§ **Supplied data**:

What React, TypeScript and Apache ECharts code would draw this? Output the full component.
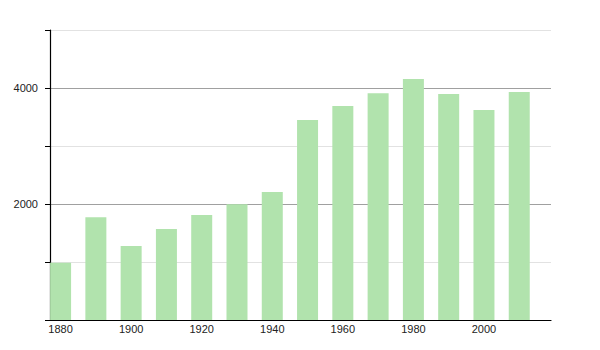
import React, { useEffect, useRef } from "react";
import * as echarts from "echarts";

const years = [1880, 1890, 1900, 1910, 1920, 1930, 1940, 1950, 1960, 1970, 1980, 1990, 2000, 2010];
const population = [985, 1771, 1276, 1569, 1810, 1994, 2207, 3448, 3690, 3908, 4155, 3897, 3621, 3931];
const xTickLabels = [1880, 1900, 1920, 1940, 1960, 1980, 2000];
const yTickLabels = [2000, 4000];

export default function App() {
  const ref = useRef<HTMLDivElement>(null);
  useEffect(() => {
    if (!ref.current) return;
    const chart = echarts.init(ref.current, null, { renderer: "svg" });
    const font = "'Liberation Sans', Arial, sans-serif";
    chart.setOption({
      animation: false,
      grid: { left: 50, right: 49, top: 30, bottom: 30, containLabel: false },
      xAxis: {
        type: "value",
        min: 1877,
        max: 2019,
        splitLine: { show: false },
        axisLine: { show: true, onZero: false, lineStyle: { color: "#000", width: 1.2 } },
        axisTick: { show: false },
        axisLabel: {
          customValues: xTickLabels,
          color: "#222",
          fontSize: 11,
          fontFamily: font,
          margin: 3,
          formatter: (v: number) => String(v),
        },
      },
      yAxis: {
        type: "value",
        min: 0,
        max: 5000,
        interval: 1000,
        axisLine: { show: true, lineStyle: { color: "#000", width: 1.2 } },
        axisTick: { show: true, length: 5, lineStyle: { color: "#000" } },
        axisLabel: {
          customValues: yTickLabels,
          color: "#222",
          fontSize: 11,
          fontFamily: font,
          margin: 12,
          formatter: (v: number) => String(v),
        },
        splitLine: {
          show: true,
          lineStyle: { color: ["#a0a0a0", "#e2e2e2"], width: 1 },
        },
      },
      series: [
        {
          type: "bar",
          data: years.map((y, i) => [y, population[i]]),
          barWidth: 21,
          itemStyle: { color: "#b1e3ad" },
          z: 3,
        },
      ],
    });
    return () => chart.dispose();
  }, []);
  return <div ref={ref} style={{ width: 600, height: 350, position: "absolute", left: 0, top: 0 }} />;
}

§ **What you are asked to do**: Leave out the pictures, then repeat the listing above exactly from its first line to the line with "import * as", inclusive.

§ **Correct response**:
What React, TypeScript and Apache ECharts code would draw this? Output the full component.
import React, { useEffect, useRef } from "react";
import * as echarts from "echarts";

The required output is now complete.